Paperhouse: on darkness
Minimal techno, black metal, witch house, goth: They are all some of my favorite music genres, but they’re also some of the bleakest. While reviewing end-of-the-year lists from a slew of magazines, it appears that I am not the only one who has become obsessed with darkness. In the past decade, many genres of music have begun shifting toward dark, sluggish, and spooky themes. All of this begs the question: Why has our culture, or at the very least our musicians, become obsessed with darkness?
Darkness in music is nothing new: The ’80s, for example, were dominated by post-punk and were dark in their own right. But it’s been over 20 years since darkness has been in vogue. Perhaps music is finally becoming a reflection of the global trauma evident in the news: oil spills, economic ruin, riots, revolutions, tsunamis.
As cultural analyst Simon Reynolds points out in his 2011 book Retromania, trauma induces repetition and regression, or hyperstasis. Reynolds implies that while we appear to be moving somewhere, we are actually staying in the same spot or even traveling backwards. In this state of hyperstasis, the past is perpetually reanimated into present culture. This results in individuals exhibiting an aching nostalgia for even the most irrational sorts of retromania.

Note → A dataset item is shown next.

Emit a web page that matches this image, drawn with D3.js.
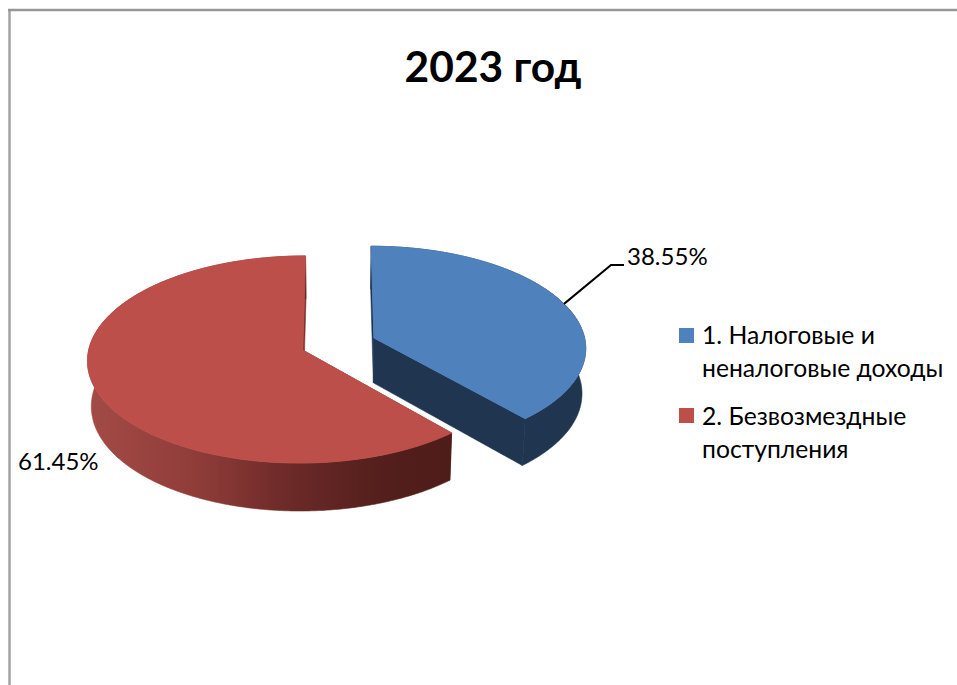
<!DOCTYPE html>
<html>
<head>
<meta charset="utf-8">
<script src="https://d3js.org/d3.v7.min.js"></script>
<style>
  body { margin: 0; background: #fff; }
  text { font-family: Lato, "Open Sans", sans-serif; fill: #000; }
</style>
</head>
<body>
<svg id="chart" width="957" height="685"></svg>
<script>
const title = "2023 год";
const categories = ["1. Налоговые и неналоговые доходы", "2. Безвозмездные поступления"];
const legendLines = [["1. Налоговые и", "неналоговые доходы"], ["2. Безвозмездные", "поступления"]];
const values = [38.55, 61.45];
const topColors = ["#4f81bd", "#bd4f4b"];
const wallColors = ["#1f3550", "url(#redWall)"];

const svg = d3.select("#chart");
const width = 957, height = 685;

// chart frame, only left and top are in the picture
svg.append("line").attr("x1", 9.5).attr("x2", 9.5).attr("y1", 9).attr("y2", height)
  .attr("stroke", "#a3a3a3").attr("stroke-width", 2.5);
svg.append("line").attr("x1", 8).attr("x2", width).attr("y1", 10).attr("y2", 10)
  .attr("stroke", "#969696").attr("stroke-width", 2.5);

svg.append("text").text(title)
  .attr("x", 493).attr("y", 82)
  .attr("text-anchor", "middle")
  .attr("font-size", 42.5).attr("font-weight", 700);

const defs = svg.append("defs");
const gradient = defs.append("linearGradient")
  .attr("id", "redWall")
  .attr("gradientUnits", "userSpaceOnUse")
  .attr("x1", 91).attr("x2", 450).attr("y1", 0).attr("y2", 0);
[[0, "#a34a46"], [0.3, "#8f3c39"], [0.55, "#6c2a28"], [0.8, "#541f1c"], [1, "#4e1c19"]].forEach((stop) => {
  gradient.append("stop").attr("offset", stop[0]).attr("stop-color", stop[1]);
});

const color = d3.scaleOrdinal().domain(categories).range(topColors);
const wall = d3.scaleOrdinal().domain(categories).range(wallColors);

const slices = d3.pie().sort(null).value((d) => d.value)(
  categories.map((c, i) => ({ name: c, value: values[i] }))
);

// tilted circle with a bit of perspective
const cx = 338.5, cy = 344;
const radius = 215, flat = 102.6, persp = 0.0915, explode = 0.167;
const depthShrink = 0.985, depthGrow = 1.025, depth = 45;
// small per slice corrections for the way the original 3d view is skewed
const sliceScale = [0.985, 0.99];
const sliceShift = [2, -2];

function project(u, v, dx) {
  const w = 1 - persp * v;
  return [cx + dx + radius * u / w, cy + flat * v / w];
}
function lower(p) {
  return [cx + (p[0] - cx) * depthShrink, cy + (p[1] - cy) * depthGrow + depth];
}
function sliceCenter(s) {
  const mid = (s.startAngle + s.endAngle) / 2;
  return [explode * Math.sin(mid), -explode * Math.cos(mid)];
}
function rim(s, angle) {
  const c = sliceCenter(s);
  const r = sliceScale[s.index];
  return project(c[0] + r * Math.sin(angle), c[1] - r * Math.cos(angle), sliceShift[s.index]);
}

const polygon = d3.line().curve(d3.curveLinearClosed);
const g = svg.append("g");

// red first, the blue one sits behind it only by a gap
slices.slice().reverse().forEach((s) => {
  const angles = d3.range(s.startAngle, s.endAngle, 0.01).concat([s.endAngle]);
  const edge = angles.map((a) => rim(s, a));
  const apex = project(sliceCenter(s)[0], sliceCenter(s)[1], sliceShift[s.index]);
  const name = s.data.name;
  const face = wall(name);

  // the two cut faces
  [s.startAngle, s.endAngle].forEach((a) => {
    const p = rim(s, a);
    const fill = s.index === 0 ? face : "#7d3431";
    g.append("path")
      .attr("d", polygon([apex, p, lower(p), lower(apex)]))
      .attr("fill", fill).attr("stroke", fill).attr("stroke-width", 0.6);
  });
  // outer wall
  g.append("path")
    .attr("d", polygon(edge.concat(edge.map(lower).reverse())))
    .attr("fill", face).attr("stroke", face).attr("stroke-width", 0.6);
  // top face, stroked so the wall does not show round its edge
  g.append("path")
    .attr("d", polygon([apex].concat(edge)))
    .attr("fill", color(name)).attr("stroke", color(name)).attr("stroke-width", 1);
});

// data labels
const labelFont = 24;
const blue = slices[0];
const start = rim(blue, (blue.startAngle + blue.endAngle) / 2);
svg.append("path")
  .attr("d", d3.line()([start, [start[0] + 47, start[1] - 39], [start[0] + 60, start[1] - 39]]))
  .attr("fill", "none").attr("stroke", "#000").attr("stroke-width", 2);
svg.append("text").text(values[0].toFixed(2) + "%")
  .attr("x", start[0] + 63).attr("y", 265).attr("font-size", labelFont);
svg.append("text").text(values[1].toFixed(2) + "%")
  .attr("x", 18).attr("y", 470).attr("font-size", labelFont);

// legend
const legendX = 679, swatch = 15;
const legendTop = [328, 408];
categories.forEach((c, i) => {
  svg.append("rect")
    .attr("x", legendX).attr("y", legendTop[i])
    .attr("width", swatch).attr("height", swatch)
    .attr("fill", color(c));
  legendLines[i].forEach((line, j) => {
    svg.append("text").text(line)
      .attr("x", legendX + 23)
      .attr("y", legendTop[i] + 16 + (i === 1 ? 1 : 0) + j * 33)
      .attr("font-size", 24.7);
  });
});
</script>
</body>
</html>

As a result of global trauma, a large portion of the music being produced today seems to be haunted by the past. It is in music that we are seeing a distinctive reaction to the political and economic atmosphere of the world. This sort of sluggish and spooky music is not like the ’80s music that was dark for the sake of being dark, but rather is a result of social, political, cultural, and environmental shocks. Musicians today are taking ideas and styles from the past and are reworking them to become a reflection of the present. The world isn’t a good place right now, but the darkest hour is just before the dawn.